Sociedad cristiana y su implicación en la expulsión

 

Sociedad cristiana y su implicación en la expulsión

 

 

 

Veremos por sectores sociales quiénes fueron los que más presión ejerció para forzar de alguna forma la política a seguir:

 

La burguesía se dedicaba preferentemente a las actividades de tipo comercial y artesanal, había un contacto frecuente con los judíos, y ello conducía  a una prueba de fuerza, a una lucha por la supremacía en la esfera de la producción, y sobre todo, de la circulación de bienes. Así, es preciso constatar que hubo problemas de este tipo entre otros en los siguientes lugares: Bilbao, Balmaceda, Burgos, Vitoria, Zaragoza… pero no muchos más. La burguesía había exigido a los Reyes Católicos que tuvieran en cuenta su programa socio-político a cambio de ayuda financiera a la Guerra de Granada.

 

En cuanto a la aristocracia, se había ido abriendo paso la idea de que el reinado de Fernando e Isabel está marcado por un compromiso de los soberanos con la aristocracia. Así es, a diferencia de lo que sucede en esta misma época en otros lugares de Europa, pero no se posee ningún índice de hostilidad particular de la aristocracia en relación con los judíos. Se puede observar incluso todo lo contrario: que los nobles se mostraban siempre dispuestos a acogerlos. Así sucede cuando se decreta la expulsión, por ejemplo. El duque de cardona pidió que se hiciera una excepción con “sus judíos” y que se les autorice a quedarse. Hay constancia también de importantes relaciones de tipo cultural entre aristocracia y judíos, además de las ya conocidas de carácter puramente económico. Hubo pues entre estos dos grupos un continuo y pacífico diálogo, fundado en la estima mutua, mientras que las masas populares estaban impregnadas de prejuicios contra los hebreos.

 

Para Américo Castro “fue el pueblo, el maldito pueblo, la vulgaridad quien extirpó a los que eran, según Arragel, la corona y la diadema de toda la diáspora judía, en nobleza, en riqueza, en ciencia y en libertad”.

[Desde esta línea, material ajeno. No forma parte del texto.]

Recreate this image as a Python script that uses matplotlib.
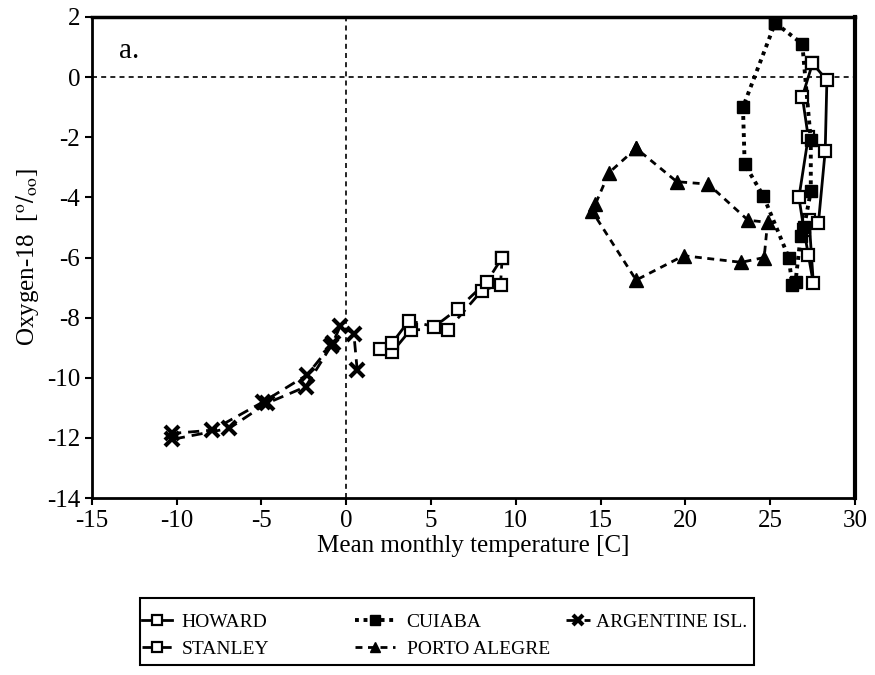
import matplotlib
matplotlib.use("Agg")
import matplotlib.pyplot as plt
from matplotlib.patches import Rectangle

plt.rcParams['font.family'] = ['Liberation Serif', 'DejaVu Serif']
plt.rcParams['mathtext.fontset'] = 'stix'
plt.rcParams['axes.unicode_minus'] = False

# HOWARD (solid, open squares)
howard_t = [27.5, 26.9, 27.25, 26.7, 27.0, 27.25, 27.55, 27.3, 27.85, 28.25, 28.35, 27.5]
howard_o = [0.45, -0.65, -2.0, -4.0, -5.1, -5.9, -6.85, -4.75, -4.85, -2.45, -0.1, 0.45]

# STANLEY (dashed, open squares)
stanley_t = [9.2, 9.1, 8.0, 6.0, 3.8, 2.7, 2.0, 2.7, 3.7, 5.2, 6.6, 8.3, 9.2]
stanley_o = [-6.0, -6.9, -7.1, -8.4, -8.4, -9.15, -9.05, -8.85, -8.1, -8.3, -7.7, -6.8, -6.0]

# CUIABA (dotted, filled squares)
cuiaba_t = [25.3, 26.9, 27.4, 27.4, 27.0, 26.8, 26.5, 26.3, 26.1, 24.6, 23.5, 23.4, 25.3]
cuiaba_o = [1.8, 1.1, -2.1, -3.8, -5.0, -5.3, -6.8, -6.9, -6.0, -3.95, -2.9, -1.0, 1.8]

# PORTO ALEGRE (dashed, triangles)
porto_t = [17.1, 15.5, 14.7, 14.5, 17.1, 19.9, 23.3, 24.65, 24.85, 23.7, 21.35, 19.5, 17.1]
porto_o = [-2.37, -3.18, -4.22, -4.46, -6.75, -5.94, -6.16, -6.0, -4.83, -4.76, -3.56, -3.48, -2.37]

# ARGENTINE ISL. (dashed, x)
arg_t = [0.65, 0.45, -0.35, -0.8, -2.3, -4.9, -7.9, -10.3, -10.3, -6.9, -4.7, -2.4, -0.9]
arg_o = [-9.75, -8.53, -8.28, -8.85, -9.9, -10.8, -11.74, -11.85, -12.05, -11.68, -10.85, -10.3, -8.95]

W, H = 875, 675
fig = plt.figure(figsize=(W / 100, H / 100), dpi=100)
ax = fig.add_axes([0.105, 0.262, 0.872, 0.713])

ax.axvline(0, color='black', lw=1.2, ls=(0, (3, 2.5)), zorder=1)
ax.axhline(0, color='black', lw=1.2, ls=(0, (3, 2.5)), zorder=1)

ms = 9
l1, = ax.plot(howard_t, howard_o, color='black', lw=2, ls='-', marker='s', ms=ms,
              mfc='white', mec='black', mew=1.6, label='HOWARD')
l2, = ax.plot(stanley_t, stanley_o, color='black', lw=2, ls=(0, (4, 2.5)), marker='s', ms=ms,
              mfc='white', mec='black', mew=1.6, label='STANLEY')
l3, = ax.plot(cuiaba_t, cuiaba_o, color='black', lw=2.8, ls=(0, (1, 1.2)), marker='s', ms=ms,
              mfc='black', mec='black', label='CUIABA')
l4, = ax.plot(porto_t, porto_o, color='black', lw=2, ls=(0, (2.5, 2)), marker='^', ms=ms + 1,
              mfc='black', mec='black', label='PORTO ALEGRE')
l5, = ax.plot(arg_t, arg_o, color='black', lw=2, ls=(0, (4, 2.5)), marker='x', ms=ms + 1,
              mew=3, mec='black', label='ARGENTINE ISL.')

ax.set_xlim(-15, 30)
ax.set_ylim(-14, 2)
ax.set_xticks(range(-15, 31, 5))
ax.set_yticks(range(-14, 3, 2))
ax.tick_params(labelsize=18, direction='out', length=5, width=1.5, color='black')
for s in ax.spines.values():
    s.set_linewidth(2)
ax.spines['right'].set_linewidth(3)
ax.spines['top'].set_linewidth(2.5)

ax.set_xlabel('Mean monthly temperature [C]', fontsize=18, labelpad=2)
ax.set_ylabel(r'Oxygen-18  [$^{\mathrm{o}}/_{\mathrm{oo}}$]', fontsize=18, labelpad=4)
ax.text(0.035, 0.93, 'a.', transform=ax.transAxes, fontsize=21, va='center', ha='left')

# legend: three columns placed like the reference, one frame around them
cols = [([l1, l2], 142, 1.55, 0.5),
        ([l3, l4], 355, 2.05, 0.6),
        ([l5], 566, 1.25, 0.3)]
for hs, x0, hl, tp in cols:
    lg = fig.legend(handles=hs, loc='upper left',
                    bbox_to_anchor=(x0 / W, 1 - 613 / H), bbox_transform=fig.transFigure,
                    fontsize=14, frameon=False, handlelength=hl, handletextpad=tp,
                    labelspacing=0.5, borderpad=0, borderaxespad=0, markerscale=0.75)
fig.patches.append(Rectangle((140 / W, 1 - 665 / H), 614 / W, 67 / H,
                             transform=fig.transFigure, fill=False,
                             edgecolor='black', lw=1.5))

fig.savefig('out.png', dpi=100, facecolor='white')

Se ha constatado una gran hostilidad contra los judíos, sobre todo en las ciudades más grandes. Por tanto, está claro que la desestabilización viene de abajo, aunque culmine en una expulsión procedente de arriba. 

 

La Inquisición, receptora singular de las quejas populares, fue la que denunció desde el primer momento el “peligro judío”: es la continua convivencia entre conversos y judíos, sus hermanos de raza, la que los lleva a judaizar. Fue ella la que presionó a los Reyes Católicos, logrando paulatinas concesiones hasta la definitiva y ya irreversible de 1492.

                                                                                 

                                                                                                          

La Inquisición denunció continuamente el peligro que para los cristianos “nuevos” y para el cristianismo de la sociedad, en general, representaba la permanencia de judíos y de musulmanes en el suelo peninsular. El 31 de marzo de 1492 se dijo a los primeros: la unidad de la sociedad exige que no haya súbditos sino de una sola clase; debéis iros, a menos que, aceptando el bautismo, os integréis plenamente en ella. La injusticia moral muy grave que este planteamiento entraña, pasó desapercibida a quienes defendían entonces una peculiar forma de totalitarismo del Estado. La iglesia quedaba también supeditada a él. El decreto de 1492 se inscribe en el mismo orden de cosas que la tiranía de Enrique VIII o la afirmación luterana del “cuius regio eius religio”. Algunos hombres realmente religiosos, se dieron cuenta del peligro que esto significaba: la conversión debe ser un acto libre y voluntario, un crecimiento interior del alma y nunca un sometimiento.